:: Extracted data ::

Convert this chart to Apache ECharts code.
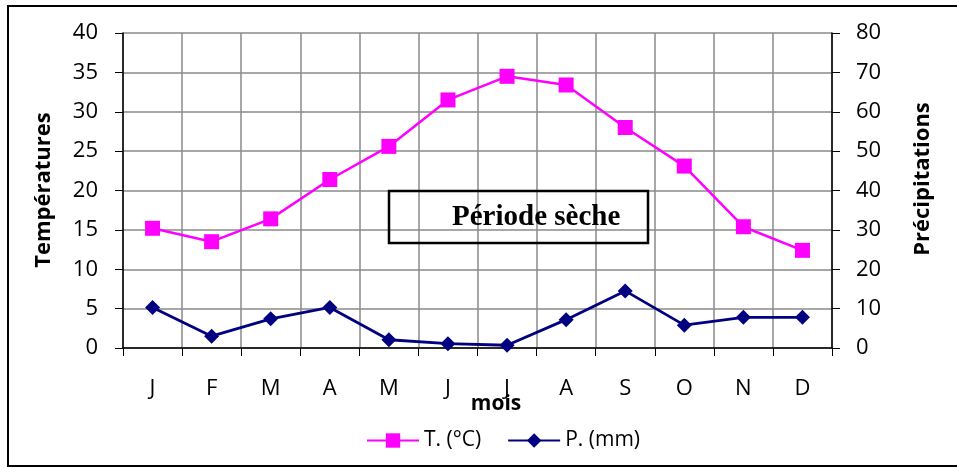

:::
:: Extracted data ::

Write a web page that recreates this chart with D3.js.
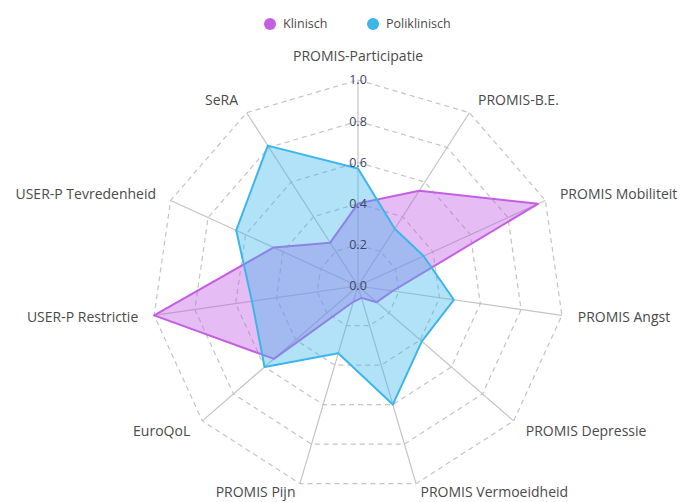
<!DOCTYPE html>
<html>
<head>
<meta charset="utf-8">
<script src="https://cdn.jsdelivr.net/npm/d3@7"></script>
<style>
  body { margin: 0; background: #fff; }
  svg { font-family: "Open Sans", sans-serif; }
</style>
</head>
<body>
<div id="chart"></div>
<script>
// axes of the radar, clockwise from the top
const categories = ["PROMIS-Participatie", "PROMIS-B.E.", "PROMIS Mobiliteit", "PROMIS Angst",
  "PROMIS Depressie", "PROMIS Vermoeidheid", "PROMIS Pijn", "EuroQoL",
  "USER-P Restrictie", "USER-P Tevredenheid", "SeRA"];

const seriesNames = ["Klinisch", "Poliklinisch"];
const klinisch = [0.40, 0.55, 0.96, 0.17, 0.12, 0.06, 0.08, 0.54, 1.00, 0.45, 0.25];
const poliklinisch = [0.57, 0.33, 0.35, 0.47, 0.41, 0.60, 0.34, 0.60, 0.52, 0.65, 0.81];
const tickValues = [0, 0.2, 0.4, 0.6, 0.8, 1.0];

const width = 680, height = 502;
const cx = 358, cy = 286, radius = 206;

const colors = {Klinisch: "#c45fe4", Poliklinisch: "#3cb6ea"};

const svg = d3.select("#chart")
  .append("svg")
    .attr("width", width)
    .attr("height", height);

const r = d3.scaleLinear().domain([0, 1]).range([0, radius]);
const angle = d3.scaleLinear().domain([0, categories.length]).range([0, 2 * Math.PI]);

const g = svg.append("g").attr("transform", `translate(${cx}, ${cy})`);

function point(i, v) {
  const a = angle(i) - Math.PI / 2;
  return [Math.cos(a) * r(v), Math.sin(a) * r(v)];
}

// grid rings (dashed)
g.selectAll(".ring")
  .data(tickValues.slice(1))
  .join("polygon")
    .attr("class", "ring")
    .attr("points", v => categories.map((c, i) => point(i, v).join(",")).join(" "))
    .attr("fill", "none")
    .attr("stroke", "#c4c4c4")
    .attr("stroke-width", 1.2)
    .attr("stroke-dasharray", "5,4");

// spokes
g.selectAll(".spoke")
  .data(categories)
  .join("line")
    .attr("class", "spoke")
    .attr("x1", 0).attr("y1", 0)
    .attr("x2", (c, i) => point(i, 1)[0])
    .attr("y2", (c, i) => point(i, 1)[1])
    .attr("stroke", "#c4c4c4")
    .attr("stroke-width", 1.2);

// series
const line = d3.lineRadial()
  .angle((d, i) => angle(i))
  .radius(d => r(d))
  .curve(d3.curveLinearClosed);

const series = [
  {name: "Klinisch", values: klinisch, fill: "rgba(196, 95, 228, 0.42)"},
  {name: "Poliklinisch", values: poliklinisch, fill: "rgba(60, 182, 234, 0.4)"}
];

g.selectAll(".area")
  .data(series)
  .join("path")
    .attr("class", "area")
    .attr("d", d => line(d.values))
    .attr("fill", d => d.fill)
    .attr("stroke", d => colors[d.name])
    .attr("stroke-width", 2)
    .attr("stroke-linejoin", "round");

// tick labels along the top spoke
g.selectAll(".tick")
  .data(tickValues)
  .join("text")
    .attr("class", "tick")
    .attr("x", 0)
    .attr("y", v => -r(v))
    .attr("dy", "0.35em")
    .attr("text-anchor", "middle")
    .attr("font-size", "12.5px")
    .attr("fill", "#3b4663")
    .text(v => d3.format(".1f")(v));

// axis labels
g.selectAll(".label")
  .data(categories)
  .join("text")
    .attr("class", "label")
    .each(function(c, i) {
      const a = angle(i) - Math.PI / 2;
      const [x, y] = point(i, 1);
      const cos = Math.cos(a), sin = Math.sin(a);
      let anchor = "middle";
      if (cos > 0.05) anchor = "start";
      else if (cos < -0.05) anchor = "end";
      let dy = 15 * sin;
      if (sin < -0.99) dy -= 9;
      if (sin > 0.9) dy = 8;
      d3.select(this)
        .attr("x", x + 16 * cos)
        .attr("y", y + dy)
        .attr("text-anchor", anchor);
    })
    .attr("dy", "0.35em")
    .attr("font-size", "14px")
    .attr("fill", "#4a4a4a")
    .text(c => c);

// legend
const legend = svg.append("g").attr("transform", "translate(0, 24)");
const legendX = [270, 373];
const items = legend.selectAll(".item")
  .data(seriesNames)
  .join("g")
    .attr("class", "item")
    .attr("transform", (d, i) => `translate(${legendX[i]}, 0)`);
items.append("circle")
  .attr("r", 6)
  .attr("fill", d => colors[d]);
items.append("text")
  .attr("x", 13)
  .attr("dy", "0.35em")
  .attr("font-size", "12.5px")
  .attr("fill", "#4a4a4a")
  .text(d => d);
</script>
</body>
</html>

:::

* Instruction
Look above for the line with "Write a web" and the line with "2 * Math.PI]);", then copy exactly the lines from the first through the second, both kept, with no pictures.

* Task solution
Write a web page that recreates this chart with D3.js.
<!DOCTYPE html>
<html>
<head>
<meta charset="utf-8">
<script src="https://cdn.jsdelivr.net/npm/d3@7"></script>
<style>
  body { margin: 0; background: #fff; }
  svg { font-family: "Open Sans", sans-serif; }
</style>
</head>
<body>
<div id="chart"></div>
<script>
// axes of the radar, clockwise from the top
const categories = ["PROMIS-Participatie", "PROMIS-B.E.", "PROMIS Mobiliteit", "PROMIS Angst",
  "PROMIS Depressie", "PROMIS Vermoeidheid", "PROMIS Pijn", "EuroQoL",
  "USER-P Restrictie", "USER-P Tevredenheid", "SeRA"];

const seriesNames = ["Klinisch", "Poliklinisch"];
const klinisch = [0.40, 0.55, 0.96, 0.17, 0.12, 0.06, 0.08, 0.54, 1.00, 0.45, 0.25];
const poliklinisch = [0.57, 0.33, 0.35, 0.47, 0.41, 0.60, 0.34, 0.60, 0.52, 0.65, 0.81];
const tickValues = [0, 0.2, 0.4, 0.6, 0.8, 1.0];

const width = 680, height = 502;
const cx = 358, cy = 286, radius = 206;

const colors = {Klinisch: "#c45fe4", Poliklinisch: "#3cb6ea"};

const svg = d3.select("#chart")
  .append("svg")
    .attr("width", width)
    .attr("height", height);

const r = d3.scaleLinear().domain([0, 1]).range([0, radius]);
const angle = d3.scaleLinear().domain([0, categories.length]).range([0, 2 * Math.PI]);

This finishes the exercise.